Just want to clarify that the pull request is not from me.

erikbern · 2015-06-18T20:13:29Z

yes I was hoping @piskvorky can rebase :)

i can do it if necessary though

piskvorky · 2015-08-27T00:53:03Z

This seems to have died; I still think fast pure-Python similarities (BLAS via NumPy) are a worthy baseline: simple, easy to deploy, maintain, fast.

I won't have time for this, but if @aaalgo wants to add the OpenBlas threading restrictions, that would be cool! (I didn't realize the contenders must be single threaded, sorry).

erikbern · 2015-08-27T03:31:57Z

I'm also happy to change all benchmarks to be multi-threaded (in that case
I'll just use a thread pool to do multiple nearest neighbor searches
simultaneously for all libraries)

2015-08-26 20:53 GMT-04:00 Radim Řehůřek notifications@github.com:

This seems to have died; I still think fast pure-Python similarities (BLAS
via NumPy) are a worthy baseline: simple, easy to deploy, maintain, fast.

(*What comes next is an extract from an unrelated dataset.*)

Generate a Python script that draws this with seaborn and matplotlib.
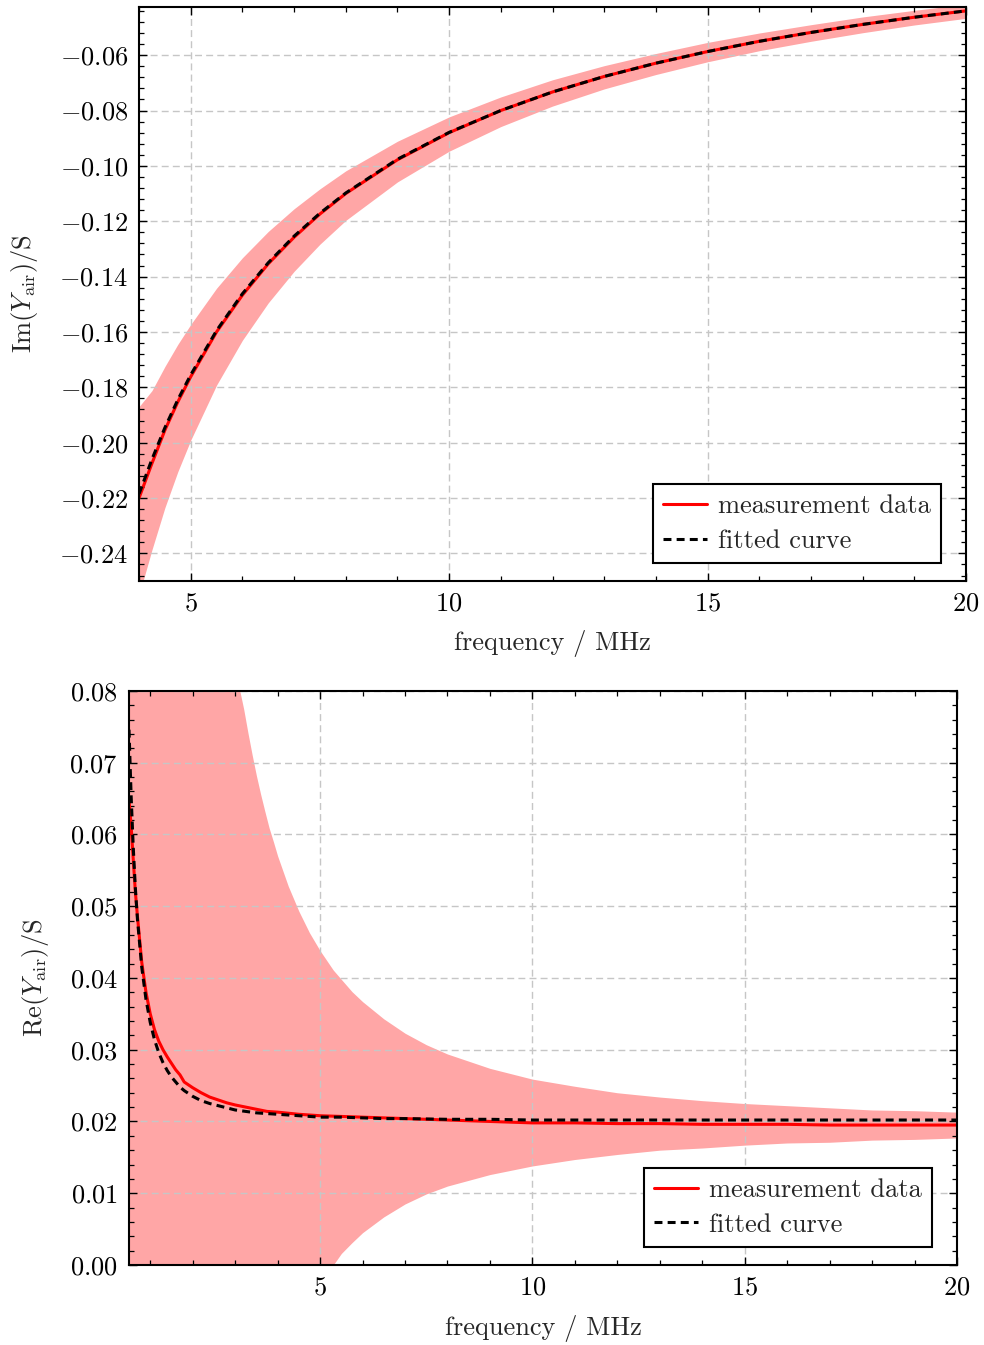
import matplotlib
matplotlib.use("Agg")
import matplotlib.pyplot as plt
from matplotlib.ticker import MultipleLocator
import pandas as pd
import seaborn as sns

# ---- Im(Y_air): imaginary part, 4-20 MHz ----
im_freq = [4.0, 4.25, 4.5, 4.75, 5.0, 5.5, 6.0, 6.5, 7.0, 7.5, 8.0, 9.0, 10.0,
           11.0, 12.0, 13.0, 14.0, 15.0, 16.0, 17.0, 18.0, 19.0, 20.0]
im_measured = [-0.2200, -0.2075, -0.1955, -0.1853, -0.1762, -0.1600, -0.1467,
               -0.1354, -0.1258, -0.1174, -0.1100, -0.0978, -0.0880, -0.0800,
               -0.0733, -0.0677, -0.0629, -0.0587, -0.0550, -0.0518, -0.0489,
               -0.0463, -0.0440]
im_fitted = [-0.2185, -0.2060, -0.1946, -0.1845, -0.1755, -0.1595, -0.1462,
             -0.1350, -0.1254, -0.1171, -0.1098, -0.0976, -0.0879, -0.0800,
             -0.0733, -0.0677, -0.0629, -0.0587, -0.0550, -0.0518, -0.0489,
             -0.0463, -0.0440]
im_upper = [-0.1870, -0.1812, -0.1725, -0.1645, -0.1573, -0.1442, -0.1332,
            -0.1237, -0.1155, -0.1083, -0.1018, -0.0911, -0.0823, -0.0751,
            -0.0689, -0.0638, -0.0594, -0.0554, -0.0520, -0.0490, -0.0462,
            -0.0438, -0.0416]
im_lower = [-0.2551, -0.2387, -0.2235, -0.2105, -0.1991, -0.1792, -0.1630,
            -0.1495, -0.1381, -0.1283, -0.1197, -0.1058, -0.0947, -0.0858,
            -0.0784, -0.0722, -0.0670, -0.0624, -0.0584, -0.0550, -0.0519,
            -0.0491, -0.0467]

# ---- Re(Y_air): real part, 0.5-20 MHz ----
re_freq = [0.5, 0.55, 0.6, 0.65, 0.7, 0.8, 0.9, 1.0, 1.1, 1.2, 1.3, 1.4, 1.5,
           1.6, 1.7, 1.8, 2.0, 2.2, 2.4, 2.6, 2.8, 3.0, 3.25, 3.5, 3.75, 4.0,
           4.5, 5.0, 5.5, 6.0, 6.5, 7.0, 8.0, 9.0, 10.0, 11.0, 12.0, 13.0,
           14.0, 15.0, 16.0, 17.0, 18.0, 19.0, 20.0]
re_measured = [0.0648, 0.0612, 0.0565, 0.0520, 0.0485, 0.0422, 0.0380, 0.0350,
               0.0328, 0.0312, 0.0300, 0.0290, 0.0281, 0.0272, 0.0265, 0.0255,
               0.0247, 0.0240, 0.0234, 0.0230, 0.0226, 0.0223, 0.0220, 0.0217,
               0.0214, 0.0213, 0.0210, 0.0208, 0.0207, 0.0206, 0.0205, 0.0204,
               0.0202, 0.0200, 0.0198, 0.0198, 0.0197, 0.0197, 0.0196, 0.0196,
               0.0196, 0.0195, 0.0195, 0.0195, 0.0195]
re_fitted = [0.0746, 0.0654, 0.0582, 0.0525, 0.0481, 0.0415, 0.0370, 0.0338,
             0.0314, 0.0296, 0.0282, 0.0271, 0.0262, 0.0255, 0.0248, 0.0243,
             0.0235, 0.0229, 0.0225, 0.0222, 0.0219, 0.0216, 0.0214, 0.0212,
             0.0211, 0.0210, 0.0208, 0.0206, 0.0206, 0.0205, 0.0204, 0.0204,
             0.0203, 0.0203, 0.0202, 0.0202, 0.0202, 0.0202, 0.0202, 0.0202,
             0.0202, 0.0202, 0.0202, 0.0202, 0.0202]

# uncertainty band of the real part (visible edges inside the plotted range)
re_band_freq = [0.5, 3.11, 3.2, 3.3, 3.4, 3.5, 3.6, 3.7, 3.8, 3.9, 4.0, 4.25,
                4.5, 4.75, 5.0, 5.31, 5.5, 5.75, 6.0, 6.5, 7.0, 7.5, 8.0, 9.0,
                10.0, 11.0, 12.0, 13.0, 14.0, 15.0, 16.0, 17.0, 18.0, 19.0,
                20.0]
re_upper = [0.0800, 0.0800, 0.0775, 0.0742, 0.0711, 0.0682, 0.0656, 0.0632,
            0.0609, 0.0590, 0.0570, 0.0528, 0.0493, 0.0463, 0.0438, 0.0411,
            0.0398, 0.0381, 0.0367, 0.0343, 0.0323, 0.0307, 0.0294, 0.0274,
            0.0259, 0.0249, 0.0240, 0.0234, 0.0229, 0.0225, 0.0222, 0.0219,
            0.0216, 0.0215, 0.0213]
re_lower = [0.0, 0.0, 0.0, 0.0, 0.0, 0.0, 0.0, 0.0, 0.0, 0.0, 0.0, 0.0, 0.0,
            0.0, 0.0, 0.0, 0.0016, 0.0031, 0.0045, 0.0067, 0.0085, 0.0099,
            0.0110, 0.0126, 0.0138, 0.0147, 0.0154, 0.0160, 0.0163, 0.0167,
            0.0170, 0.0171, 0.0174, 0.0175, 0.0177]

FS = 19

sns.set_theme(style="ticks")
plt.rcParams.update({
    "font.family": ["cmr10", "DejaVu Serif"],
    "mathtext.fontset": "cm",
    "axes.formatter.use_mathtext": True,
    "font.size": FS,
    "axes.labelsize": FS,
    "xtick.labelsize": FS,
    "ytick.labelsize": FS,
    "legend.fontsize": FS,
    "axes.linewidth": 1.5,
    "axes.edgecolor": "black",
    "axes.axisbelow": "line",
    "xtick.direction": "in",
    "ytick.direction": "in",
    "xtick.top": True,
    "ytick.right": True,
    "xtick.major.size": 6,
    "ytick.major.size": 6,
    "xtick.minor.size": 3.5,
    "ytick.minor.size": 3.5,
    "xtick.major.width": 1.0,
    "ytick.major.width": 1.0,
    "xtick.minor.width": 0.9,
    "ytick.minor.width": 0.9,
    "xtick.major.pad": 8,
    "ytick.major.pad": 8,
    "xtick.color": "black",
    "ytick.color": "black",
})

BAND = "#ffa6a6"
RED = "#ff0000"
DASH = (0, (2.6, 1.7))
LW = 2.2

fig = plt.figure(figsize=(9.84, 13.45), dpi=100)
ax_im = fig.add_axes([0.1413, 0.5680, 0.8404, 0.4268])
ax_re = fig.add_axes([0.1311, 0.0595, 0.8415, 0.4268])

df_im = pd.DataFrame({"freq": im_freq, "measured": im_measured,
                      "fitted": im_fitted})
df_re = pd.DataFrame({"freq": re_freq, "measured": re_measured,
                      "fitted": re_fitted})


def style_axes(ax, ymajor, yminor, ylabel_x, xlabel_y):
    ax.xaxis.set_major_locator(MultipleLocator(5))
    ax.xaxis.set_minor_locator(MultipleLocator(1))
    ax.yaxis.set_major_locator(MultipleLocator(ymajor))
    ax.yaxis.set_minor_locator(MultipleLocator(yminor))
    ax.tick_params(which="both", top=True, right=True, direction="in")
    ax.grid(True, which="major", color="#c6c6c6", linestyle=(0, (5, 3)),
            linewidth=1.0)
    for s in ax.spines.values():
        s.set_linewidth(1.5)
        s.set_color("black")
    ax.set_xlabel("frequency / MHz")
    ax.yaxis.set_label_coords(ylabel_x, 0.5)
    ax.xaxis.set_label_coords(0.5, xlabel_y)
    leg = ax.legend(loc="lower right",
                    bbox_to_anchor=(1 - 25 / 827, 18 / 574),
                    borderaxespad=0, fancybox=False, framealpha=1,
                    edgecolor="black", handlelength=1.67, handletextpad=0.4,
                    labelspacing=0.4, borderpad=0.39)
    leg.get_frame().set_linewidth(1.5)


# top panel: imaginary part
ax_im.fill_between(im_freq, im_lower, im_upper, color=BAND, lw=0, zorder=1)
sns.lineplot(data=df_im, x="freq", y="measured", color=RED, lw=LW,
             label="measurement data", ax=ax_im, zorder=2)
sns.lineplot(data=df_im, x="freq", y="fitted", color="black", lw=LW,
             linestyle=DASH, label="fitted curve", ax=ax_im, zorder=3)
ax_im.set_xlim(4, 20)
ax_im.set_ylim(-0.25, -0.0426)
ax_im.set_ylabel(r"$\mathrm{Im}(Y_{\mathrm{air}})/\mathrm{S}$")
style_axes(ax_im, 0.02, 0.004, -0.1198, -0.085)

# bottom panel: real part
ax_re.fill_between(re_band_freq, re_lower, re_upper, color=BAND, lw=0,
                   zorder=1)
sns.lineplot(data=df_re, x="freq", y="measured", color=RED, lw=LW,
             label="measurement data", ax=ax_re, zorder=2)
sns.lineplot(data=df_re, x="freq", y="fitted", color="black", lw=LW,
             linestyle=DASH, label="fitted curve", ax=ax_re, zorder=3)
ax_re.set_xlim(0.5, 20)
ax_re.set_ylim(0, 0.08)
ax_re.set_ylabel(r"$\mathrm{Re}(Y_{\mathrm{air}})/\mathrm{S}$")
style_axes(ax_re, 0.01, 0.002, -0.0942, -0.087)

fig.savefig("out.png", dpi=100)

I won't have time for this, but if @aaalgo https://github.com/aaalgo
wants to add the OpenBlas threading restrictions, that would be cool (I
didn't realize the contenders must be single threaded, sorry).

—
Reply to this email directly or view it on GitHub
#5 (comment)
.

piskvorky · 2015-08-27T03:37:59Z

I think that makes good sense.

I love that these ANN benchmarks are practical -- practical datasets, practical lib installs, practical implementations. A practical, reproducible HW setup fits the theme nicely IMO.

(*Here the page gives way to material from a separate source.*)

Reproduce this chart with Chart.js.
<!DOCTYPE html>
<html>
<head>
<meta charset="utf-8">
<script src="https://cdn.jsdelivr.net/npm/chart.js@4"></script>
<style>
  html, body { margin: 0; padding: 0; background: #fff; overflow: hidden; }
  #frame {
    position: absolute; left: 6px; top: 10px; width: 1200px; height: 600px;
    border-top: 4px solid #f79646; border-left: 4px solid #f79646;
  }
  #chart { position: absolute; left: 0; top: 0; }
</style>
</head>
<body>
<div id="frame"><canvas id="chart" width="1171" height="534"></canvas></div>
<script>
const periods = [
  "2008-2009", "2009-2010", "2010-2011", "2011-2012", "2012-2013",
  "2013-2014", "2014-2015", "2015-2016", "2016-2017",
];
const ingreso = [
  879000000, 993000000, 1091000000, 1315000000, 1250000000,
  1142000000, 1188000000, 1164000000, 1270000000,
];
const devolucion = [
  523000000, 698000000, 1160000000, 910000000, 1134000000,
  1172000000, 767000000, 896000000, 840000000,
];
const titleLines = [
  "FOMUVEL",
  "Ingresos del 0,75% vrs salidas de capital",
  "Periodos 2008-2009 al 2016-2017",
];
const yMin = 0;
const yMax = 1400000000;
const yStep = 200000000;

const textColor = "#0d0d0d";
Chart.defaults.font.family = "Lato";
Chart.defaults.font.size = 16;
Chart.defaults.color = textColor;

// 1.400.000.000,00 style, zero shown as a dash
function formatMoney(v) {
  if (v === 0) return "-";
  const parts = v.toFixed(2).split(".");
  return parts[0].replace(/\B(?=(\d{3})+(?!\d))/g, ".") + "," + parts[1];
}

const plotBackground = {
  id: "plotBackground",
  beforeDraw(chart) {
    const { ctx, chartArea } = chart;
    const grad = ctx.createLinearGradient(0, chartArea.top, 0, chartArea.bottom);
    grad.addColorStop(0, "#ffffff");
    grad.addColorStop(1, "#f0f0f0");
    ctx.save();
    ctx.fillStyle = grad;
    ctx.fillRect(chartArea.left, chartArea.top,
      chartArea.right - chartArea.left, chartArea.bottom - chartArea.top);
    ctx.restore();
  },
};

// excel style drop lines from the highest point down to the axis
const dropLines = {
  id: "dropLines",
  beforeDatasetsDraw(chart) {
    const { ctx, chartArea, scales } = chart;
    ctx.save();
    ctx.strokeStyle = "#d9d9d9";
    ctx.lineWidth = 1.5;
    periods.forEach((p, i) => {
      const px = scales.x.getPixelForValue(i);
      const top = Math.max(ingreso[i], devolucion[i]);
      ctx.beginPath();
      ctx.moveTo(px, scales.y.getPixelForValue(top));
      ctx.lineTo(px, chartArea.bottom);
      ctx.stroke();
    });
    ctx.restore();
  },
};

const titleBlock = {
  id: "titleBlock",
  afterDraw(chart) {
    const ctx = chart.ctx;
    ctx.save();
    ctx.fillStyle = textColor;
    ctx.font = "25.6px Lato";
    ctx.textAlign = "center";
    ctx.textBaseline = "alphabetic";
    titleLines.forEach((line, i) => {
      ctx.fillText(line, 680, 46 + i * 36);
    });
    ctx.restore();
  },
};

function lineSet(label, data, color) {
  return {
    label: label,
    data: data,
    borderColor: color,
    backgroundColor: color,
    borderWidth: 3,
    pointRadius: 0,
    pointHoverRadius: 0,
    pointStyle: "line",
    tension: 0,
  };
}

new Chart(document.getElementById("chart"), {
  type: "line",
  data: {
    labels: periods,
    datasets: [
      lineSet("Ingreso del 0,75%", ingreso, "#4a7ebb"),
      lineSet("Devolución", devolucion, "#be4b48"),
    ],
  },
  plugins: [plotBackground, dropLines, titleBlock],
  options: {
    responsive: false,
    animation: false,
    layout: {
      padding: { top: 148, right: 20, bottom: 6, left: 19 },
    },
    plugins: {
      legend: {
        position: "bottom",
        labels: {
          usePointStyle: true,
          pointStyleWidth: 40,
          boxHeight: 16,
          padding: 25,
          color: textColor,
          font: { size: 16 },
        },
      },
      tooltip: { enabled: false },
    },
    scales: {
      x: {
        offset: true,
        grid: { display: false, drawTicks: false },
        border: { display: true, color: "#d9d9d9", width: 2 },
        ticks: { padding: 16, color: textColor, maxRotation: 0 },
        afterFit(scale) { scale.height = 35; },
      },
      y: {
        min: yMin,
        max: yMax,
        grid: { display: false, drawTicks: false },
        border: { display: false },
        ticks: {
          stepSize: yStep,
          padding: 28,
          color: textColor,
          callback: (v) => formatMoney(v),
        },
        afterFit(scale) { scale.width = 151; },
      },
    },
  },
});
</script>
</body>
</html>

aaalgo · 2015-08-27T11:29:12Z

I don't write the fastest Python code, but I'll add a parallel BLAS mode in my KGraph API just for the purpose of benchmark. Multi-threading can be enabled in KGraph by passing in the "threads=8" parameter in the python search API. It should be a little bit faster than an external thread pool.

aaalgo · 2015-08-28T17:41:41Z

I have updated my KGraph repository. After rebuilding the source, BLAS mode can be enabled by passing "blas=True" as in "index.search(dataset, query, K=K, blas=True)". No need to call index.build if only brute force with BLAS is to be used. Speedup will only start to show as dimension is > 100.

erikbern · 2016-05-03T12:20:40Z

i merged this as a separate algo that is used to compute the correct results

3c21b7d

seems to be like 100x faster than before :)

searchivarius · 2016-05-03T13:28:15Z

It could be, b/c Python brute-force is 10x slower than a single-thread brute-force.

piskvorky · 2016-05-03T14:31:57Z

Hooray! \o/ Thanks @erikbern.

Feel free to add a note that people can bug me regarding this code -- I'll be happy to maintain it, in case of any bugs / questions / extensions.

piskvorky · 2016-05-27T06:14:58Z

@erikbern have the graphs on the main README page been regenerated?

The numbers seem dodgy (brute force slower than FLANN on 100% acc, and almost on par with KD), which doesn't match my results on GloVe above. What BLAS was this using?

erikbern · 2016-05-27T11:43:35Z

brute force doesn't use BLAS in the benchmarks

piskvorky · 2016-05-27T12:28:25Z

Do you mean you're letting NumPy automatically link against whatever BLAS is already installed in your system, or you're specifically disabling external BLAS during NumPy installation?

erikbern · 2016-05-27T12:50:48Z

https://github.com/erikbern/ann-benchmarks/blob/master/ann_benchmarks/__init__.py#L331

see BruteForce vs BruteForceBLAS

erikbern · 2016-05-27T12:51:20Z

the reason I don't want to use BruteforceBLAS for benchmarks is that it uses multiple CPU cores by default and I'm not sure how to disable that.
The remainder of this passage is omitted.